### MATERIAL:
## begin

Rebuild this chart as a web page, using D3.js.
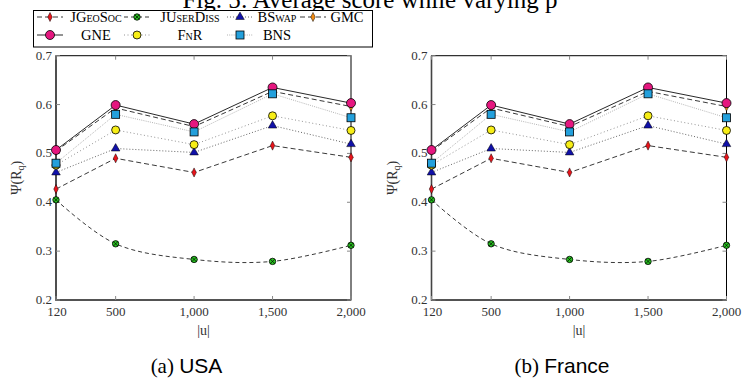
<!DOCTYPE html>
<html>
<head>
<meta charset="utf-8">
<script src="https://cdn.jsdelivr.net/npm/d3@7"></script>
<style>
  body { margin: 0; background: #fff; }
  svg { display: block; }
</style>
</head>
<body>
<div id="chart"></div>
<script>
// data
var userCounts = [120, 500, 1000, 1500, 2000];
var xTicks = [120, 500, 1000, 1500, 2000];
var yTicks = [0.2, 0.3, 0.4, 0.5, 0.6, 0.7];
var panelNames = ["(a)", "(b)"];
var panelCountries = ["USA", "France"];

var jGeoSoc   = [0.427, 0.490, 0.461, 0.516, 0.492];
var jUserDiss = [0.405, 0.315, 0.283, 0.279, 0.312];
var bSwap     = [0.461, 0.510, 0.502, 0.557, 0.519];
var gmc       = [0.505, 0.593, 0.555, 0.627, 0.596];
var gne       = [0.507, 0.599, 0.560, 0.635, 0.603];
var fnr       = [0.476, 0.548, 0.518, 0.577, 0.547];
var bns       = [0.480, 0.580, 0.544, 0.622, 0.573];

var series = [
    {name: "JGeoSoc",   values: jGeoSoc,   stroke: "#222", dash: "5,3", fill: "#e8141b", shape: "diamond", size: 24},
    {name: "JUserDiss", values: jUserDiss, stroke: "#222", dash: "4,3", fill: "#27c51f", shape: "otimes", size: 3.2, smooth: true},
    {name: "BSwap",     values: bSwap,     stroke: "#555", dash: "1,2", fill: "#1010a8", shape: "triangle", size: 32},
    {name: "GMC",       values: gmc,       stroke: "#222", dash: "5,3", fill: "#f08a12", shape: "diamond", size: 24},
    {name: "GNE",       values: gne,       stroke: "#111", dash: null,  fill: "#e5177f", shape: "circle", size: 4.5},
    {name: "FnR",       values: fnr,       stroke: "#888", dash: "1,2.5", fill: "#f7ee16", shape: "circle", size: 4},
    {name: "BNS",       values: bns,       stroke: "#aaa", dash: "1,1.2", fill: "#23a0dc", shape: "square", size: 8}
];

var w = 743, h = 387;
var svg = d3.select("#chart").append("svg")
    .attr("width", w)
    .attr("height", h);

var serif = "'Liberation Serif', 'DejaVu Serif', serif";
var sans = "'Liberation Sans', 'DejaVu Sans', sans-serif";

// title, cut by the top edge in the original
svg.append("text")
    .attr("x", 370)
    .attr("y", 8)
    .attr("text-anchor", "middle")
    .style("font-family", serif)
    .style("font-size", "25px")
    .text("Fig. 5: Average score while varying p");

function drawMarker(g, s, cx, cy) {
    if (s.shape === "circle") {
        g.append("circle")
            .attr("cx", cx).attr("cy", cy).attr("r", s.size)
            .attr("fill", s.fill).attr("stroke", "#000").attr("stroke-width", 0.8);
    } else if (s.shape === "otimes") {
        g.append("circle")
            .attr("cx", cx).attr("cy", cy).attr("r", s.size)
            .attr("fill", s.fill).attr("stroke", "#000").attr("stroke-width", 0.8);
        var d = s.size * 0.7;
        g.append("path")
            .attr("d", "M" + (cx - d) + "," + (cy - d) + "L" + (cx + d) + "," + (cy + d) +
                       "M" + (cx - d) + "," + (cy + d) + "L" + (cx + d) + "," + (cy - d))
            .attr("stroke", "#000").attr("stroke-width", 0.7);
    } else if (s.shape === "square") {
        g.append("rect")
            .attr("x", cx - s.size / 2).attr("y", cy - s.size / 2)
            .attr("width", s.size).attr("height", s.size)
            .attr("fill", s.fill).attr("stroke", "#000").attr("stroke-width", 0.8);
    } else {
        var sym = s.shape === "diamond" ? d3.symbolDiamond : d3.symbolTriangle;
        g.append("path")
            .attr("d", d3.symbol().type(sym).size(s.size)())
            .attr("transform", "translate(" + cx + "," + cy + ")" + (s.shape === "diamond" ? "scale(0.85,1)" : ""))
            .attr("fill", s.fill).attr("stroke", "#000").attr("stroke-width", 0.5);
    }
}

function drawPanel(left, idx) {
    var x = d3.scaleLinear().domain([120, 2000]).range([left, left + 295]);
    var y = d3.scaleLinear().domain([0.2, 0.7]).range([300, 55.7]);

    var g = svg.append("g");

    // frame
    g.append("rect")
        .attr("x", x(120)).attr("y", y(0.7))
        .attr("width", x(2000) - x(120)).attr("height", y(0.2) - y(0.7))
        .attr("fill", "none").attr("stroke", "#000").attr("stroke-width", 1);
    g.append("path")
        .attr("d", "M" + x(120) + "," + y(0.7) + "V" + y(0.2) + "H" + x(2000))
        .attr("fill", "none").attr("stroke", "#444").attr("stroke-width", 1.6);

    // inner ticks
    yTicks.forEach(function (t) {
        g.append("line").attr("x1", x(120)).attr("x2", x(120) + 4)
            .attr("y1", y(t)).attr("y2", y(t)).attr("stroke", "#888");
        g.append("line").attr("x1", x(2000)).attr("x2", x(2000) - 4)
            .attr("y1", y(t)).attr("y2", y(t)).attr("stroke", "#888");
        g.append("text")
            .attr("x", x(120) - 4).attr("y", y(t) + 4)
            .attr("text-anchor", "end")
            .style("font-family", serif).style("font-size", "13px").attr("fill", "#333")
            .text(d3.format(".1f")(t));
    });
    xTicks.forEach(function (t) {
        g.append("line").attr("x1", x(t)).attr("x2", x(t))
            .attr("y1", y(0.7)).attr("y2", y(0.7) + 4).attr("stroke", "#888");
        g.append("line").attr("x1", x(t)).attr("x2", x(t))
            .attr("y1", y(0.2)).attr("y2", y(0.2) - 4).attr("stroke", "#888");
        g.append("text")
            .attr("x", x(t) + (t === 120 ? 1 : 0)).attr("y", y(0.2) + 16)
            .attr("text-anchor", "middle")
            .style("font-family", serif).style("font-size", "13px").attr("fill", "#333")
            .text(d3.format(",")(t));
    });

    // axis titles
    g.append("text")
        .attr("transform", "translate(" + (x(120) - 35) + "," + ((y(0.7) + y(0.2)) / 2) + ")rotate(-90)")
        .attr("text-anchor", "middle")
        .style("font-family", serif).style("font-size", "14px").attr("fill", "#333")
        .html("Ψ(R<tspan dy='3' font-size='10px'>q</tspan><tspan dy='-3'>)</tspan>");
    g.append("text")
        .attr("x", (x(120) + x(2000)) / 2).attr("y", y(0.2) + 35)
        .attr("text-anchor", "middle")
        .style("font-family", serif).style("font-size", "14px").attr("fill", "#333")
        .text("|u|");

    // lines
    series.forEach(function (s) {
        var line = d3.line()
            .x(function (d, i) { return x(userCounts[i]); })
            .y(function (d) { return y(d); })
            .curve(s.smooth ? d3.curveCatmullRom.alpha(0.5) : d3.curveLinear);
        g.append("path")
            .attr("d", line(s.values))
            .attr("fill", "none")
            .attr("stroke", s.stroke)
            .attr("stroke-width", 0.9)
            .attr("stroke-dasharray", s.dash);
    });
    // markers
    series.forEach(function (s) {
        s.values.forEach(function (v, i) {
            drawMarker(g, s, x(userCounts[i]), y(v));
        });
    });

    // caption
    var cap = g.append("text")
        .attr("x", (x(120) + x(2000)) / 2 - 17).attr("y", 373)
        .attr("text-anchor", "middle")
        .style("font-size", "21px");
    cap.append("tspan").style("font-family", serif).text(panelNames[idx] + " ");
    cap.append("tspan").style("font-family", sans).text(panelCountries[idx]);
}

drawPanel(56, 0);
drawPanel(431.5, 1);

// legend
var legend = svg.append("g");
legend.append("rect")
    .attr("x", 33.5).attr("y", 10.5).attr("width", 339).attr("height", 36.5)
    .attr("fill", "#fff").attr("stroke", "#000").attr("stroke-width", 1);

var symCenters = [50, 137, 240, 313];
var textCenters = [96, 190, 277, 347];
var rowsY = [17, 35];
series.forEach(function (s, i) {
    var col = i < 4 ? i : i - 4;
    var row = i < 4 ? 0 : 1;
    var cx = symCenters[col], cy = rowsY[row];
    legend.append("line")
        .attr("x1", cx - 13).attr("x2", cx + 13)
        .attr("y1", cy).attr("y2", cy)
        .attr("stroke", s.stroke).attr("stroke-width", 0.9)
        .attr("stroke-dasharray", s.dash);
    drawMarker(legend, s, cx, cy);
    legend.append("text")
        .attr("x", textCenters[col]).attr("y", cy + 5)
        .attr("text-anchor", "middle")
        .style("font-family", serif).style("font-size", "14.5px")
        .style("font-variant", "small-caps")
        .text(s.name);
});
</script>
</body>
</html>
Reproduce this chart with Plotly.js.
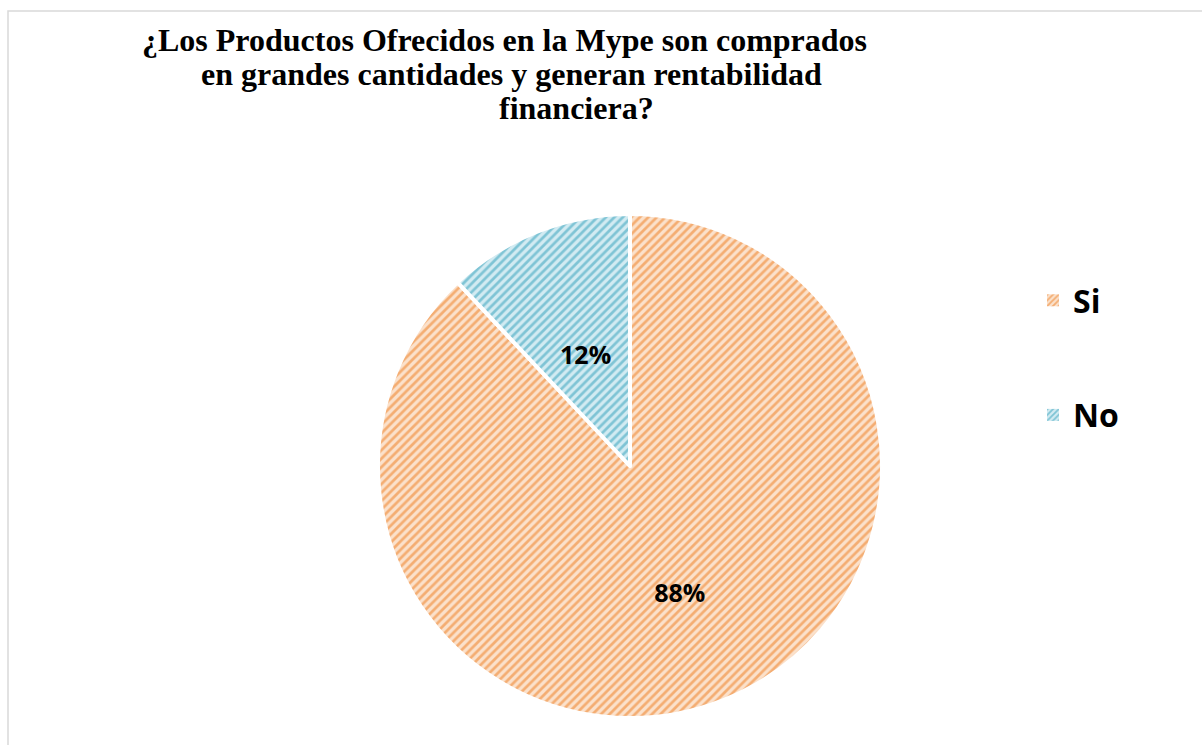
<!DOCTYPE html>
<html>
<head>
<meta charset="utf-8">
<script src="https://cdn.plot.ly/plotly-3.0.1.min.js"></script>
<style>html,body{margin:0;padding:0;background:#fff;}#chart{width:1202px;height:745px;}</style>
</head>
<body>
<div id="chart"></div>
<script>
const categories = ['Si', 'No'];
const values = [88, 12];
const titleLines = [
  '¿Los Productos Ofrecidos en la Mype son comprados',
  'en grandes cantidades y generan rentabilidad',
  'financiera?'
];
const bgColors = ['#fbe1cb', '#d2ebf2'];
const fgColors = ['#f4ad72', '#7fc4d5'];

const W = 1202, H = 745;
const px = x => x / W;
const py = y => 1 - y / H;

const cx = 630, cy = 466, r = 252;
const textRadii = [270, 165];
const pct = '%{percent:.0%}';

const traces = [{
  type: 'pie',
  labels: categories,
  values: values,
  sort: false,
  direction: 'clockwise',
  rotation: 0,
  showlegend: false,
  domain: {x: [px(cx - r), px(cx + r)], y: [py(cy + r), py(cy - r)]},
  textinfo: 'none',
  hoverinfo: 'none',
  marker: {
    colors: bgColors,
    line: {color: '#ffffff', width: 4},
    pattern: {shape: '/', fillmode: 'replace', bgcolor: bgColors, fgcolor: fgColors, size: 6, solidity: 0.45}
  }
}];

// transparent overlay pies that only carry the percentage labels
textRadii.forEach((rt, k) => {
  traces.push({
    type: 'pie',
    labels: categories,
    values: values,
    sort: false,
    direction: 'clockwise',
    rotation: 0,
    showlegend: false,
    domain: {x: [px(cx - rt), px(cx + rt)], y: [py(cy + rt), py(cy - rt)]},
    texttemplate: categories.map((c, i) => i === k ? pct : ''),
    textposition: 'inside',
    insidetextorientation: 'horizontal',
    textfont: {family: 'Open Sans', size: 25, color: '#000000', weight: 'bold'},
    hoverinfo: 'none',
    marker: {colors: ['rgba(0,0,0,0)', 'rgba(0,0,0,0)'], line: {width: 0}}
  });
});

categories.forEach((c, i) => {
  traces.push({
    type: 'bar',
    x: [c],
    y: [0],
    name: c,
    legendgroup: 'g' + i,
    showlegend: true,
    hoverinfo: 'none',
    marker: {
      color: bgColors[i],
      line: {width: 0},
      pattern: {shape: '/', fillmode: 'replace', bgcolor: bgColors[i], fgcolor: fgColors[i], size: 5, solidity: 0.45}
    }
  });
});

const titleCenters = [504, 511, 576];
const titleMids = [40, 74, 108];
const annotations = titleLines.map((t, i) => ({
  text: t,
  xref: 'paper', yref: 'paper',
  x: px(titleCenters[i]), y: py(titleMids[i]),
  xanchor: 'center', yanchor: 'middle',
  showarrow: false,
  font: {family: 'Liberation Serif', size: 32, color: '#000000', weight: 'bold'}
}));

const layout = {
  width: W, height: H,
  margin: {l: 0, r: 0, t: 0, b: 0},
  paper_bgcolor: '#ffffff',
  plot_bgcolor: 'rgba(0,0,0,0)',
  xaxis: {visible: false},
  yaxis: {visible: false},
  showlegend: true,
  legend: {
    x: px(1033), y: py(273), xanchor: 'left', yanchor: 'top',
    font: {family: 'Open Sans', size: 32, color: '#000000', weight: 'bold'},
    tracegroupgap: 70,
    bgcolor: 'rgba(0,0,0,0)'
  },
  annotations: annotations,
  shapes: [{
    type: 'rect', xref: 'paper', yref: 'paper',
    x0: px(8), x1: 1.02, y0: -0.02, y1: py(11),
    line: {color: '#d9d9d9', width: 1.5}
  }]
};

Plotly.newPlot('chart', traces, layout, {displayModeBar: false, staticPlot: true});
</script>
</body>
</html>
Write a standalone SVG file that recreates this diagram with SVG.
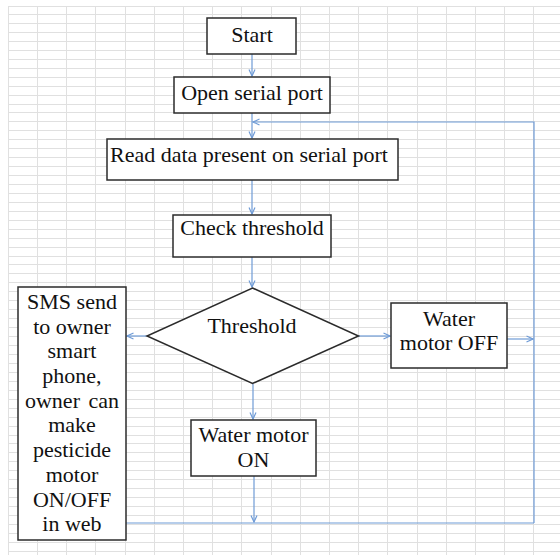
<svg xmlns="http://www.w3.org/2000/svg" width="560" height="555" viewBox="0 0 560 555">
<style>
.grid{stroke:#e0e0e0;stroke-width:1;fill:none}
.box{fill:#fff;stroke:#2b2b2b;stroke-width:1.5}
.t{font-family:"Liberation Serif","Times New Roman",serif;font-size:22px;fill:#111;text-anchor:middle}
.c{fill:none;stroke:#6f9bd6;stroke-width:1.2}
</style>
<defs>
<marker id="ah" markerUnits="userSpaceOnUse" markerWidth="8" markerHeight="8" refX="7" refY="4" orient="auto">
<path d="M0.5,1 L7,4 L0.5,7" fill="none" stroke="#6f9bd6" stroke-width="1.2"/>
</marker>
</defs>
<rect width="560" height="555" fill="#fff"/>
<g id="grid">
<path class="grid" d="M8,6.5H560M8,14.5H560M8,23.5H560M8,32.5H560M8,41.5H560M8,50.5H560M8,59.5H560M8,68.5H560M8,77.5H560M8,86.5H560M8,95.5H560M8,104.5H560M8,112.5H560M8,121.5H560M8,130.5H560M8,139.5H560M8,148.5H560M8,157.5H560M8,166.5H560M8,175.5H560M8,184.5H560M8,193.5H560M8,202.5H560M8,211.5H560M8,220.5H560M8,229.5H560M8,238.5H560M8,247.5H560M8,256.5H560M8,264.5H560M8,273.5H560M8,282.5H560M8,291.5H560M8,300.5H560M8,309.5H560M8,318.5H560M8,327.5H560M8,336.5H560M8,345.5H560M8,354.5H560M8,363.5H560M8,372.5H560M8,381.5H560M8,390.5H560M8,399.5H560M8,408.5H560M8,417.5H560M8,426.5H560M8,435.5H560M8,443.5H560M8,452.5H560M8,461.5H560M8,470.5H560M8,479.5H560M8,488.5H560M8,497.5H560M8,506.5H560M8,515.5H560M8,524.5H560M8,533.5H560M8,542.5H560M8,551.5H560"/>
<path class="grid" d="M8.5,6V555M37.5,6V555M66.5,6V555M95.5,6V555M125.5,6V555M154.5,6V555M183.5,6V555M212.5,6V555M241.5,6V555M271.5,6V555M300.5,6V555M329.5,6V555M358.5,6V555M387.5,6V555M417.5,6V555M446.5,6V555M475.5,6V555M504.5,6V555M533.5,6V555"/>
</g>
<g id="connectors">
<path class="c" d="M252,54V76" marker-end="url(#ah)"/>
<path class="c" d="M252,113V138" marker-end="url(#ah)"/>
<path class="c" d="M534,523V122H253" marker-end="url(#ah)"/>
<path class="c" d="M252,180V214" marker-end="url(#ah)"/>
<path class="c" d="M252,257V287" marker-end="url(#ah)"/>
<path class="c" d="M147,336H127" marker-end="url(#ah)"/>
<path class="c" d="M358,336H390" marker-end="url(#ah)"/>
<path class="c" d="M507,339H533" marker-end="url(#ah)"/>
<path class="c" d="M253,384V419" marker-end="url(#ah)"/>
<path class="c" d="M254,476V522" marker-end="url(#ah)"/>
<path class="c" d="M126,523H534"/>
</g>
<g id="start">
<rect class="box" x="207" y="18" width="89" height="36"/>
<text class="t" x="252" y="42">Start</text>
</g>
<g id="open">
<rect class="box" x="174" y="77" width="156" height="36"/>
<text class="t" x="252" y="100">Open serial port</text>
</g>
<g id="read">
<rect class="box" x="107" y="139" width="291" height="41"/>
<text class="t" x="249" y="162">Read data present on serial port</text>
</g>
<g id="check">
<rect class="box" x="173" y="215" width="158" height="42"/>
<text class="t" x="252" y="235">Check threshold</text>
</g>
<g id="threshold">
<polygon class="box" points="252.5,288 358.5,336 252.5,383.5 147,336"/>
<text class="t" x="252" y="333">Threshold</text>
</g>
<g id="sms">
<rect class="box" x="18" y="287" width="108" height="253"/>
<text class="t" x="72" y="309">SMS send</text>
<text class="t" x="72" y="333.5">to owner</text>
<text class="t" x="72" y="358.2">smart</text>
<text class="t" x="72" y="383">phone,</text>
<text class="t" x="72" y="407.7" word-spacing="3">owner can</text>
<text class="t" x="72" y="432.4">make</text>
<text class="t" x="72" y="457">pesticide</text>
<text class="t" x="72" y="481.8">motor</text>
<text class="t" x="72" y="506.5">ON/OFF</text>
<text class="t" x="72" y="531.2">in web</text>
</g>
<g id="motoroff">
<rect class="box" x="391" y="303" width="116" height="65"/>
<text class="t" x="449" y="326">Water</text>
<text class="t" x="449" y="350">motor OFF</text>
</g>
<g id="motoron">
<rect class="box" x="191" y="420" width="125" height="56"/>
<text class="t" x="253.5" y="442">Water motor</text>
<text class="t" x="253.5" y="467">ON</text>
</g>
</svg>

## end

Count every line in the preceding entries where the string "this" appears, then state only the total.

### WORKED ANSWER:
3